Having cut her teeth on the rough street politics of Glasgow, Sturgeon can sound to many Labour voters a more authentic voice of the downtrodden than Miliband.
But she is just the bogeywoman the Tories need to put the frighteners on the middle classes of England with the threat that she won't just reign in Holyrood – she’ll run Miliband too.
The threat to paralyse government business for England unless the SNP gets its way was made even clearer by deputy leader Stewart Hosie yesterday.
Hosie told the Scottish Sunday Politics (not seen in England) that if a minority Labour government fails to reach an agreement with the SNP then it will vote against "any bit of spending" that it doesn't agree with, such as the Trident replacement.
Cameron told the BBC's Andrew Marr yesterday: “This would be the first time in our history that a group of nationalists from one part of our country would be involved in altering the direction of our country, and I think that is a frightening prospect.”
Others reaching for the Tory book of scare tactics include party chairman Grant Shapps, who says: "The SNP are threatening to hold Britain to ransom to guarantee an Ed Miliband government gives them what they want – weaker defences, more borrowing, more debt and more taxes."
Dominic Lawson, writing in the Daily Mail, compares the tactics of some supporters of the SNP to fascists.

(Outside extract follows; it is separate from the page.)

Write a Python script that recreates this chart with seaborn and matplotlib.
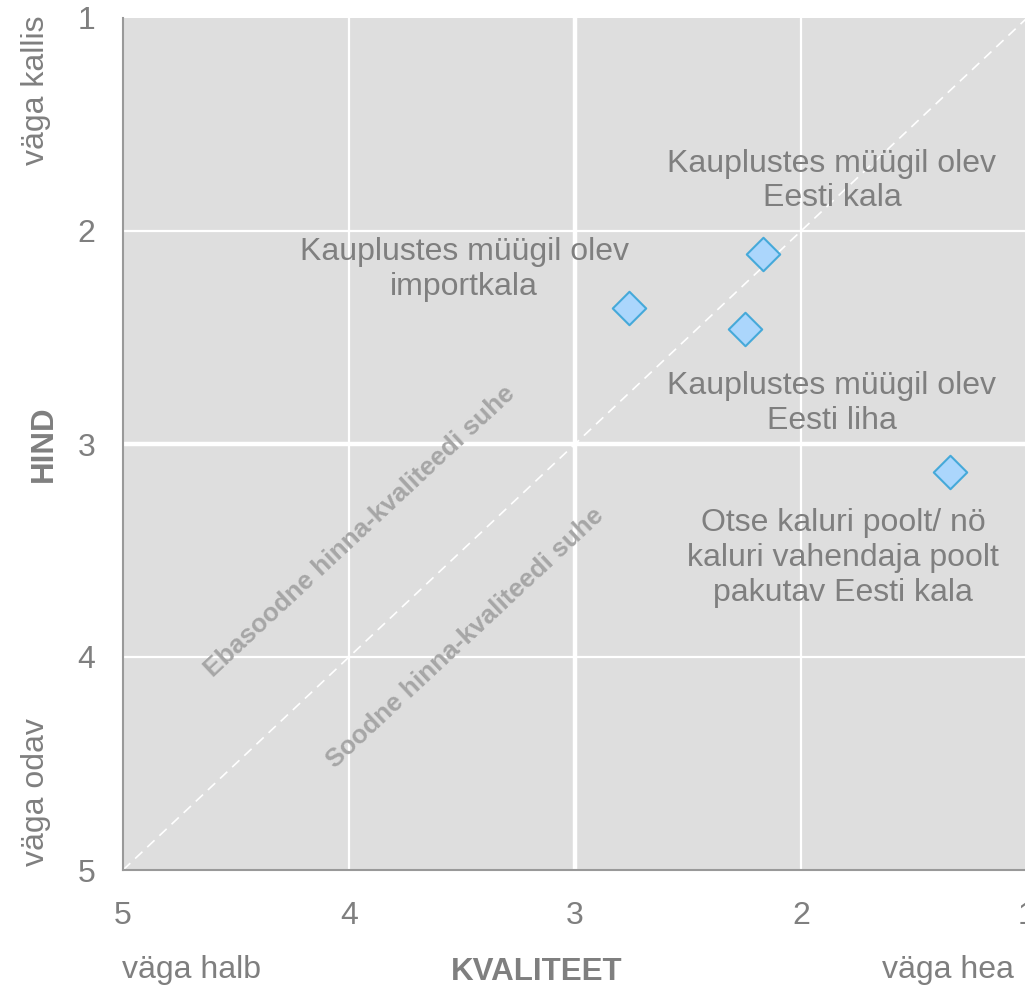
import numpy as np
import pandas as pd
import matplotlib
matplotlib.use("Agg")
import matplotlib.pyplot as plt
import seaborn as sns

# Hinna-kvaliteedi kaart
labels = [
    "Kauplustes müügil olev\nEesti kala",
    "Kauplustes müügil olev\nimportkala",
    "Kauplustes müügil olev\nEesti liha",
    "Otse kaluri poolt/ nö\nkaluri vahendaja poolt\npakutav Eesti kala",
]
kvaliteet = [2.17, 2.76, 2.25, 1.34]
hind = [2.11, 2.36, 2.46, 3.13]
ticks = [1, 2, 3, 4, 5]

# label placement (data coords), kept apart from values
label_pos = [(1.863, 1.765), (3.49, 2.18), (1.863, 2.81), (1.814, 3.535)]

sns.set_theme(style="white")
plt.rcParams['font.family'] = ['Liberation Sans', 'DejaVu Sans']

TXT = '#7f7f7f'
BG = '#dedede'

df = pd.DataFrame({"kvaliteet": kvaliteet, "hind": hind, "label": labels})

fig = plt.figure(figsize=(10.25, 9.88), dpi=100)
ax = fig.add_axes([123 / 1025, 118 / 988, 904 / 1025, 852 / 988])
ax.set_facecolor(BG)

ax.set_xlim(5, 1)
ax.set_ylim(5, 1)

# grid lines
for t in [2, 4]:
    ax.axvline(t, color='white', lw=1.6, zorder=1)
    ax.axhline(t, color='white', lw=1.6, zorder=1)
ax.axvline(3, color='white', lw=3.2, zorder=1)
ax.axhline(3, color='white', lw=3.2, zorder=1)

# diagonal
ax.plot([5, 1], [5, 1], color='white', lw=1.2, ls=(0, (6, 4)), zorder=2)

sns.scatterplot(data=df, x="kvaliteet", y="hind", marker='D', s=290,
                color='#abd6fc', edgecolor='#45a9d9', linewidth=1.5,
                ax=ax, zorder=5, legend=False)

for lab, (lx, ly) in zip(labels, label_pos):
    ax.text(lx, ly, lab, ha='center', va='center', fontsize=23,
            color=TXT, linespacing=1.2, zorder=6)

ax.text(3.951, 3.413, "Ebasoodne hinna-kvaliteedi suhe", rotation=43,
        ha='center', va='center', fontsize=18.8, fontweight='bold',
        color='#a6a6a6', rotation_mode='anchor', zorder=4)
ax.text(3.487, 3.911, "Soodne hinna-kvaliteedi suhe", rotation=43,
        ha='center', va='center', fontsize=18.8, fontweight='bold',
        color='#a6a6a6', rotation_mode='anchor', zorder=4)

ax.set_xticks(ticks)
ax.set_yticks(ticks)
ax.tick_params(axis='both', length=0, labelsize=23, labelcolor=TXT)
ax.tick_params(axis='x', pad=22)
ax.tick_params(axis='y', pad=20)
ax.set_xlabel("")
ax.set_ylabel("")

for side in ['top', 'right']:
    ax.spines[side].set_visible(False)
for side in ['left', 'bottom']:
    ax.spines[side].set_color('#999999')
    ax.spines[side].set_linewidth(1.5)

# axis captions
fig.text(537 / 1025, 1 - 972 / 988, "KVALITEET", ha='center', va='center',
         fontsize=22.5, fontweight='bold', color=TXT)
fig.text(191 / 1025, 1 - 970 / 988, "väga halb", ha='center', va='center',
         fontsize=23, color=TXT)
fig.text(948 / 1025, 1 - 970 / 988, "väga hea", ha='center', va='center',
         fontsize=23, color=TXT)
fig.text(44 / 1025, 1 - 444 / 988, "HIND", ha='center', va='center',
         rotation=90, fontsize=22.5, fontweight='bold', color=TXT)
fig.text(36 / 1025, 1 - 90 / 988, "väga kallis", ha='center', va='center',
         rotation=90, fontsize=23, color=TXT)
fig.text(36 / 1025, 1 - 792 / 988, "väga odav", ha='center', va='center',
         rotation=90, fontsize=23, color=TXT)

fig.savefig("out.png", dpi=100, facecolor='white')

Under the headline ‘Scottish Nasty Party and how its growing intimidation and intolerance of dissent reeks of fascism’, Lawson says SNP supporters are "increasingly engaged in the kind of street-by-street intimidation of opponents that we would more normally associate with fascists.
"The windows of the Scottish Conservative & Unionist Party offices in Aberdeen have been spray-painted with the word 'scum' and the unmistakable sign of the swastika. The front door has been similarly defaced with a giant letter Q, for Quisling: that is, traitor."
Tomorrow the Tories will pull out their secret weapon - Sir John Major, the former Prime Minister, who has a long record of fighting for the Union. He will make a separate speech about the threat posed by the SNP.
In the meantime, we must make do with Boris Johnson's take on the subject. In his Daily Telegraph column, the Mayor of London asks: "You wouldn't get Herod to run a baby farm, would you?
"So can someone tell me why in the name of all that is holy there are some apparently rational people who are even contemplating the elevation of the SNP to a position of effective dominance in the government of the United Kingdom - an entity that they are sworn to destroy?”
Sturgeon as Herod, a leader prepared to commit any crime in order to gratify their unbounded ambition? Now we’re talking.